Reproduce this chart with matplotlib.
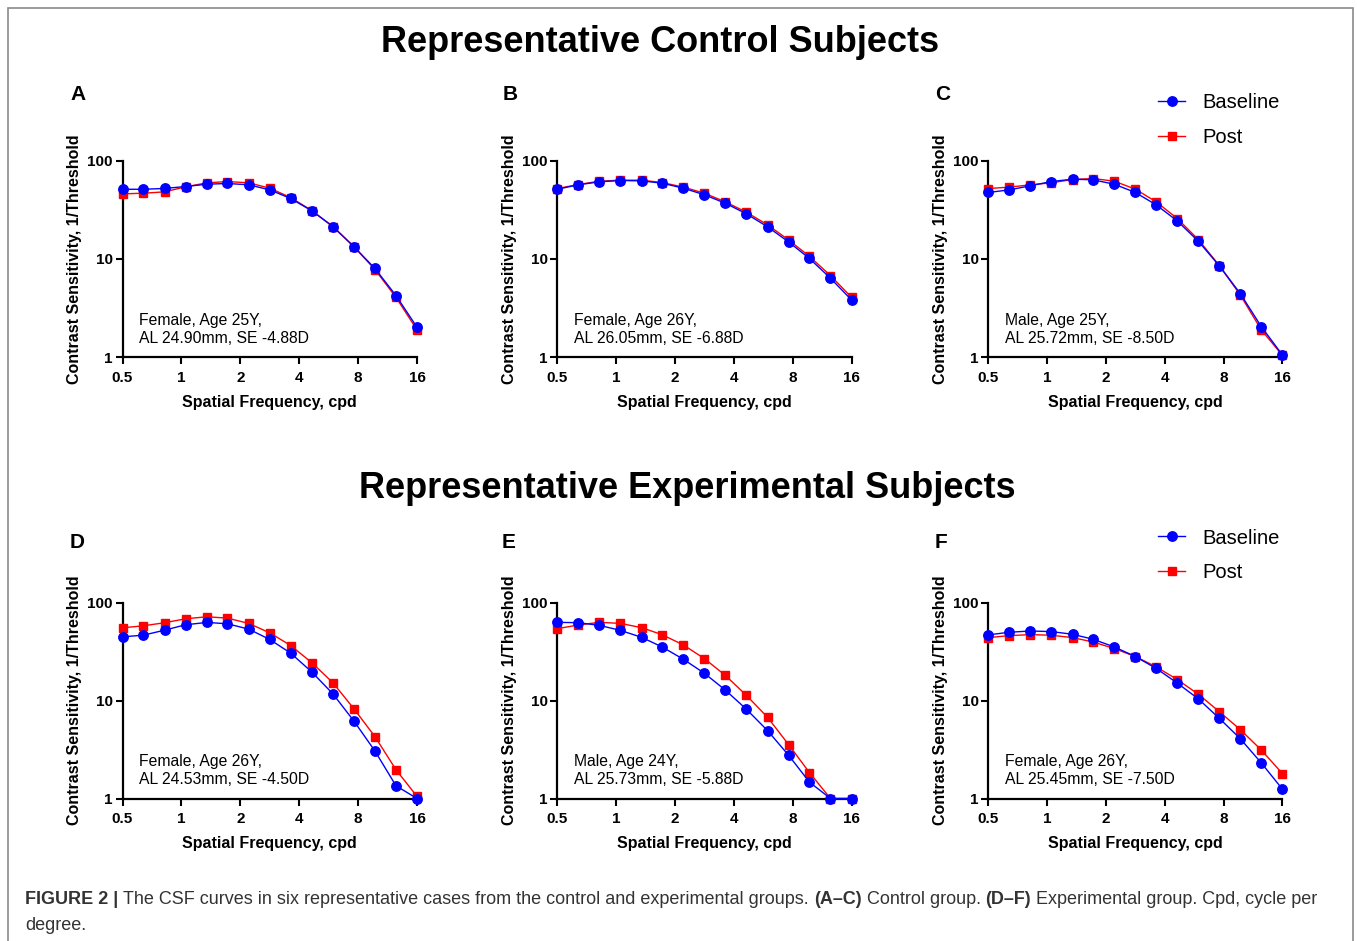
import numpy as np
import matplotlib
matplotlib.use('agg')
import matplotlib.pyplot as plt
from matplotlib.lines import Line2D
from matplotlib.patches import Rectangle

plt.rcParams['font.family'] = ['Liberation Sans', 'DejaVu Sans']

# spatial frequencies (cpd), same for every panel
freqs = [0.5, 0.64, 0.82, 1.05, 1.35, 1.72, 2.21, 2.83, 3.62, 4.64, 5.95, 7.62, 9.75, 12.49, 16.0]

# contrast sensitivity
A_base = [51, 51, 52, 54.4, 57.4, 58.4, 56.6, 50.3, 41.1, 30.8, 21.3, 13.3, 8.0, 4.24, 2.02]
A_post = [45.8, 46.5, 48, 54, 59.3, 61.1, 59.3, 52.3, 42, 31, 21.3, 13.3, 7.8, 4.07, 1.9]
B_base = [51, 56.6, 60.7, 62.6, 62.1, 58.8, 52.3, 44.8, 36.8, 28.7, 21.2, 14.9, 10.1, 6.36, 3.83]
B_post = [51.9, 57, 61.6, 63.1, 63.1, 59.7, 53.6, 46.5, 38, 29.8, 22.2, 15.6, 10.6, 6.77, 4.07]
C_base = [47.3, 50.3, 55.3, 61.1, 64.6, 63.6, 57.4, 47.3, 35.4, 24.3, 15.1, 8.49, 4.44, 2.05, 1.06]
C_post = [51.9, 53.6, 56.6, 59.3, 64.1, 65.6, 61.6, 51.1, 38, 25.7, 15.7, 8.55, 4.3, 1.9, 1.05]
D_base = [44.8, 46.6, 52.4, 59.5, 62.9, 60.9, 53.7, 42.1, 30.5, 19.6, 11.7, 6.17, 3.06, 1.35, 1.0]
D_post = [55.4, 58.1, 62.4, 68.5, 71.8, 69.6, 61.4, 49.2, 36.5, 24.4, 15.2, 8.24, 4.29, 1.97, 1.05]
E_base = [63, 62.5, 58.7, 52.2, 44.3, 35.3, 26.4, 19, 12.8, 8.16, 4.94, 2.77, 1.47, 1.0, 1.0]
E_post = [54.3, 59.2, 63, 61.5, 55.6, 47.1, 37, 26.8, 18.1, 11.3, 6.76, 3.56, 1.84, 1.0, 1.0]
F_base = [46.9, 49.9, 51.4, 50.7, 47.6, 42.3, 35.3, 28.2, 21.3, 15.1, 10.4, 6.58, 4.08, 2.31, 1.25]
F_post = [44, 46.1, 47.2, 46.5, 44, 39.7, 34, 28.2, 22.1, 16.4, 11.6, 7.7, 5.05, 3.13, 1.8]

letters = ['A', 'B', 'C', 'D', 'E', 'F']
notes = ['Female, Age 25Y,\nAL 24.90mm, SE -4.88D',
         'Female, Age 26Y,\nAL 26.05mm, SE -6.88D',
         'Male, Age 25Y,\nAL 25.72mm, SE -8.50D',
         'Female, Age 26Y,\nAL 24.53mm, SE -4.50D',
         'Male, Age 24Y,\nAL 25.73mm, SE -5.88D',
         'Female, Age 26Y,\nAL 25.45mm, SE -7.50D']
baseline = [A_base, B_base, C_base, D_base, E_base, F_base]
post = [A_post, B_post, C_post, D_post, E_post, F_post]
titles = ['Representative Control Subjects', 'Representative Experimental Subjects']
xticks = [0.5, 1, 2, 4, 8, 16]
xtickLabels = ['0.5', '1', '2', '4', '8', '16']

W, H = 1357, 941
BLUE = '#0000ff'
RED = '#ff0000'

fig = plt.figure(figsize=(W / 100, H / 100), dpi=100)


def px(x0, y0, x1, y1):
    # pixel box -> figure fraction rect
    return [x0 / W, 1 - y1 / H, (x1 - x0) / W, (y1 - y0) / H]


colX = [(122.5, 417), (557.3, 851.5), (988.3, 1282.3)]
rowY = [(160.5, 357.3), (602.7, 798.5)]
letterPos = [(78, 94), (510, 94), (943, 94), (77, 543), (509, 543), (941, 543)]


def drawPanel(i):
    r, c = divmod(i, 3)
    ax = fig.add_axes(px(colX[c][0], rowY[r][0], colX[c][1], rowY[r][1]))
    ax.plot(freqs, post[i], color=RED, marker='s', ms=6.3, lw=1, clip_on=False, zorder=3)
    ax.plot(freqs, baseline[i], color=BLUE, marker='o', ms=6.8, lw=1, clip_on=False, zorder=4)
    ax.set_xscale('log', base=2)
    ax.set_yscale('log')
    ax.set_xlim(0.5, 16)
    ax.set_ylim(1, 100)
    ax.set_xticks(xticks)
    ax.set_xticklabels(xtickLabels)
    ax.set_yticks([1, 10, 100])
    ax.set_yticklabels(['1', '10', '100'])
    ax.minorticks_off()
    for s in ['top', 'right']:
        ax.spines[s].set_visible(False)
    for s in ['left', 'bottom']:
        ax.spines[s].set_linewidth(1.6)
    ax.tick_params(length=5, width=1.5, labelsize=11)
    ax.tick_params(axis='x', pad=5)
    ax.tick_params(axis='y', pad=2)
    for t in ax.get_xticklabels() + ax.get_yticklabels():
        t.set_fontweight('bold')
    ax.set_xlabel('Spatial Frequency, cpd', fontsize=11.5, fontweight='bold')
    ax.set_ylabel('Contrast Sensitivity, 1/Threshold', fontsize=11.5, fontweight='bold')
    ax.xaxis.set_label_coords(0.5, -0.19)
    ax.yaxis.set_label_coords(-0.137, 0.5)
    ax.text(0.056, 0.225, notes[i], transform=ax.transAxes, fontsize=11.3,
            va='top', ha='left', linespacing=1.22)
    lx, ly = letterPos[i]
    fig.text(lx / W, 1 - ly / H, letters[i], fontsize=15, fontweight='bold',
             ha='center', va='center')
    return ax


for i in range(6):
    drawPanel(i)

# group titles
fig.text(660 / W, 1 - 43 / H, titles[0], fontsize=26, fontweight='bold', ha='center', va='center')
fig.text(687 / W, 1 - 489 / H, titles[1], fontsize=26, fontweight='bold', ha='center', va='center')

# legends on the right panels
handles = [Line2D([], [], color=BLUE, marker='o', ms=6.8, lw=1),
           Line2D([], [], color=RED, marker='s', ms=6.3, lw=1)]
for top in [93.5, 528.5]:
    fig.legend(handles, ['Baseline', 'Post'], loc='upper left',
               bbox_to_anchor=(1158 / W, 1 - top / H), frameon=False, fontsize=14.5,
               handlelength=1.35, handletextpad=0.85, labelspacing=0.78, borderpad=0,
               borderaxespad=0)

# caption, pieces placed one after another
capFam = ['Liberation Sans Narrow', 'Liberation Sans']
capColor = '#333333'
line1 = [('FIGURE 2 | ', 'bold'),
         ('The CSF curves in six representative cases from the control and experimental groups. ', 'normal'),
         ('(A\u2013C)', 'bold'), (' Control group. ', 'normal'),
         ('(D\u2013F)', 'bold'), (' Experimental group. Cpd, cycle per', 'normal')]
renderer = fig.canvas.get_renderer()


def placeLine(size, draw):
    x = 25
    made = []
    for txt, wt in line1:
        t = fig.text(x / W, 1 - 900 / H, txt, fontsize=size, fontweight=wt, family=capFam,
                     color=capColor, va='center', ha='left')
        x = x + t.get_window_extent(renderer).width
        made.append(t)
    if not draw:
        for t in made:
            t.remove()
    return x


# fit the first caption line to the width it has in the original (25..1322 px)
capSize = 12.5
endX = placeLine(capSize, False)
capSize = capSize * (1322 - 25) / (endX - 25)
placeLine(capSize, True)
fig.text(25 / W, 1 - 926 / H, 'degree.', fontsize=capSize, family=capFam,
         color=capColor, va='center', ha='left')

# thin frame around the whole figure
fig.patches.append(Rectangle((8 / W, -0.01), (1353 - 8) / W, 1 - 8 / H + 0.01,
                             transform=fig.transFigure, fill=False, edgecolor='#8a8a8a',
                             lw=1.2, clip_on=False))

fig.savefig('out.png', dpi=100)
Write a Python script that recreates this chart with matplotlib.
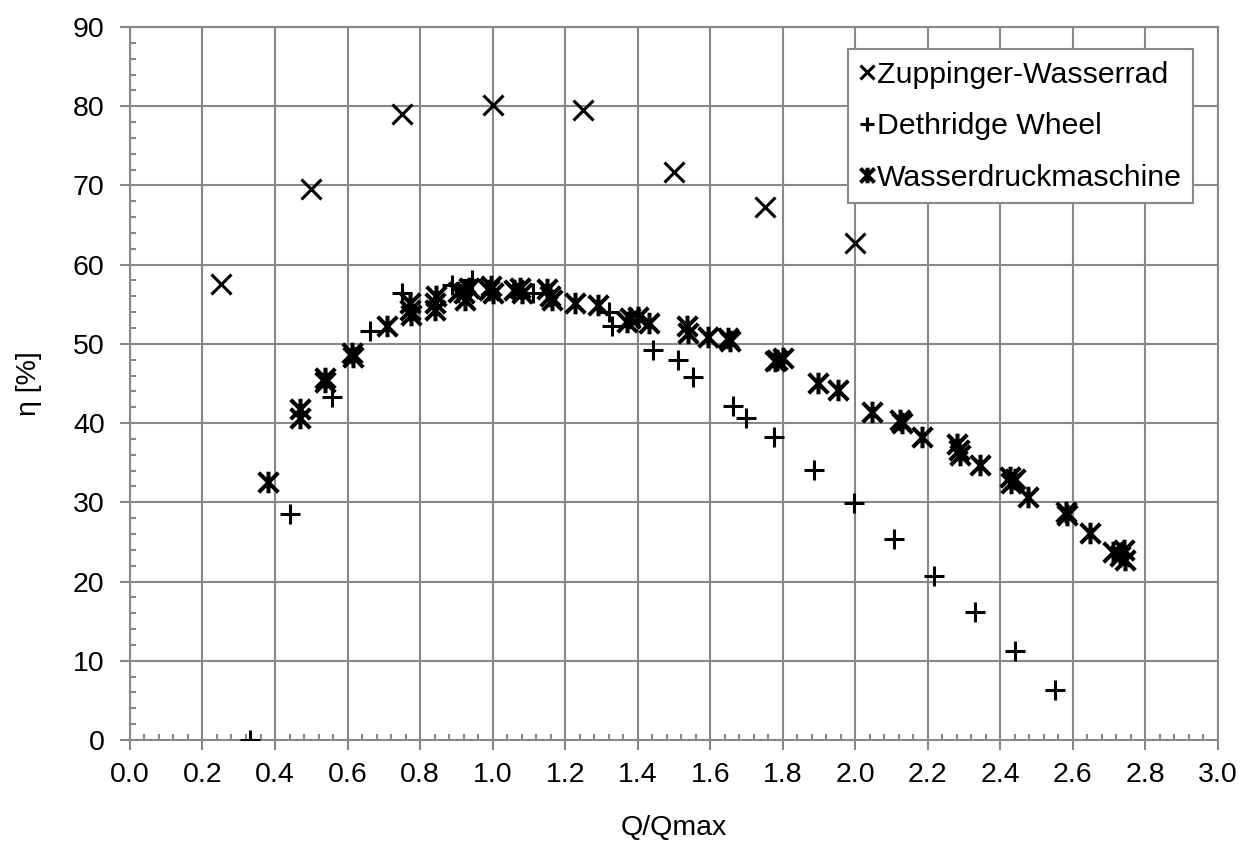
import matplotlib
matplotlib.use("Agg")
import matplotlib.pyplot as plt
from matplotlib.path import Path
from matplotlib.ticker import MultipleLocator
import numpy as np

plt.rcParams['font.family'] = ['Liberation Sans', 'DejaVu Sans']

zup_x = [0.25, 0.50, 0.75, 1.00, 1.25, 1.50, 1.75, 2.00]
zup_y = [57.5, 69.5, 79.0, 80.2, 79.5, 71.7, 67.3, 62.7]

deth_x = [0.33, 0.44, 0.557, 0.662, 0.75, 0.887, 0.943, 1.11, 1.32, 1.33, 1.443, 1.51,
          1.553, 1.663, 1.70, 1.775, 1.885, 1.997, 2.108, 2.218, 2.33, 2.44, 2.55]
deth_y = [0.0, 28.5, 43.3, 51.6, 56.4, 57.4, 58.0, 56.4, 54.0, 52.2, 49.2, 48.0,
          45.8, 42.2, 40.6, 38.2, 34.1, 29.9, 25.4, 20.7, 16.2, 11.2, 6.3]

wdm_x = [0.382, 0.469, 0.469, 0.538, 0.538, 0.611, 0.615, 0.708, 0.772, 0.772, 0.775,
         0.841, 0.841, 0.845, 0.905, 0.92, 0.925, 0.935, 0.99, 0.995, 1.00, 1.06, 1.076,
         1.08, 1.15, 1.159, 1.165, 1.228, 1.29, 1.37, 1.38, 1.40, 1.43, 1.536, 1.54,
         1.594, 1.65, 1.655, 1.78, 1.785, 1.80, 1.898, 1.953, 2.047, 2.124, 2.13, 2.184,
         2.28, 2.285, 2.29, 2.345, 2.428, 2.43, 2.44, 2.477, 2.58, 2.585, 2.648, 2.712,
         2.73, 2.74, 2.745]
wdm_y = [32.6, 41.8, 40.6, 45.7, 45.2, 48.8, 48.4, 52.2, 54.3, 55.2, 53.6,
         55.2, 54.3, 56.0, 56.6, 56.4, 55.6, 57.0, 56.8, 57.3, 56.4, 56.8, 57.1,
         56.4, 56.9, 56.0, 55.5, 55.2, 54.9, 52.8, 53.3, 53.4, 52.6, 52.2, 51.4,
         50.9, 50.7, 50.3, 47.8, 48.0, 48.2, 45.1, 44.2, 41.4, 40.4, 40.0, 38.3,
         37.4, 36.6, 36.0, 34.7, 33.2, 32.4, 33.0, 30.7, 28.8, 28.4, 26.1, 23.7,
         23.2, 24.0, 22.7]

xticks = np.round(np.arange(0, 3.01, 0.2), 1)
yticks = np.arange(0, 91, 10)

# asterisk marker: X plus vertical line
ast = Path([(-1, -1), (1, 1), (-1, 1), (1, -1), (0, -1.1), (0, 1.1)],
           [Path.MOVETO, Path.LINETO, Path.MOVETO, Path.LINETO, Path.MOVETO, Path.LINETO])

FS = 20.5
LFS = 21.8
fig = plt.figure(figsize=(12.4, 8.43), dpi=100)
ax = fig.add_axes([0.1048, 0.1222, 0.8774, 0.8458])

gray = '#888888'
ax.plot(zup_x, zup_y, linestyle='none', marker='x', color='black', markersize=14,
        markeredgewidth=2.2, label='Zuppinger-Wasserrad', zorder=3)
ax.plot(deth_x, deth_y, linestyle='none', marker='+', color='black', markersize=14.5,
        markeredgewidth=2.2, label='Dethridge Wheel', zorder=3)
ax.plot(wdm_x, wdm_y, linestyle='none', marker=ast, color='black', markersize=15.5,
        markeredgewidth=2.9, label='Wasserdruckmaschine', zorder=3)

ax.set_xlim(0, 3.0)
ax.set_ylim(0, 90)
ax.set_xticks(xticks)
ax.set_xticklabels([f'{v:.1f}' for v in xticks])
ax.set_yticks(yticks)
ax.set_yticklabels([str(v) for v in yticks])
ax.xaxis.set_minor_locator(MultipleLocator(0.04))
ax.yaxis.set_minor_locator(MultipleLocator(2))
ax.grid(True, which='major', color=gray, linewidth=1.5)
ax.set_axisbelow(True)
for s in ax.spines.values():
    s.set_color(gray)
    s.set_linewidth(1.5)
ax.tick_params(which='major', direction='out', length=7.2, width=1.5, color=gray,
               labelsize=FS, labelcolor='black')
ax.tick_params(axis='x', which='major', pad=9)
ax.tick_params(axis='y', which='major', pad=11)
ax.tick_params(which='minor', direction='in', length=4.5, width=1.5, color=gray)

ax.set_xlabel('Q/Qmax', fontsize=FS, labelpad=19)
ax.set_ylabel('η [%]', fontsize=FS, labelpad=22)

leg = ax.legend(loc='upper right', bbox_to_anchor=(0.9775, 0.969), borderaxespad=0,
                fontsize=LFS, frameon=True, fancybox=False, framealpha=1, edgecolor=gray,
                handlelength=0.5, handletextpad=0.08, borderpad=0.38, labelspacing=0.78,
                markerscale=0.72)
leg.get_frame().set_linewidth(1.5)

fig.savefig('out.png', dpi=100)
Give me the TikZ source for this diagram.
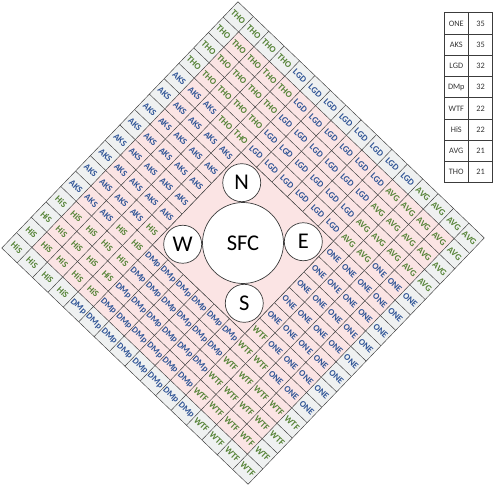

**The exercise:** Both the line with "Write a Python" and the line with "45.8, 42.2, 40.6, 38.2, 34.1, 29.9, 25.4, 20.7, 16.2, 11.2, 6.3]" are included: reproduce them and every line between, exactly, with pictures omitted.

**Result of the task:**
Write a Python script that recreates this chart with matplotlib.
import matplotlib
matplotlib.use("Agg")
import matplotlib.pyplot as plt
from matplotlib.path import Path
from matplotlib.ticker import MultipleLocator
import numpy as np

plt.rcParams['font.family'] = ['Liberation Sans', 'DejaVu Sans']

zup_x = [0.25, 0.50, 0.75, 1.00, 1.25, 1.50, 1.75, 2.00]
zup_y = [57.5, 69.5, 79.0, 80.2, 79.5, 71.7, 67.3, 62.7]

deth_x = [0.33, 0.44, 0.557, 0.662, 0.75, 0.887, 0.943, 1.11, 1.32, 1.33, 1.443, 1.51,
          1.553, 1.663, 1.70, 1.775, 1.885, 1.997, 2.108, 2.218, 2.33, 2.44, 2.55]
deth_y = [0.0, 28.5, 43.3, 51.6, 56.4, 57.4, 58.0, 56.4, 54.0, 52.2, 49.2, 48.0,
          45.8, 42.2, 40.6, 38.2, 34.1, 29.9, 25.4, 20.7, 16.2, 11.2, 6.3]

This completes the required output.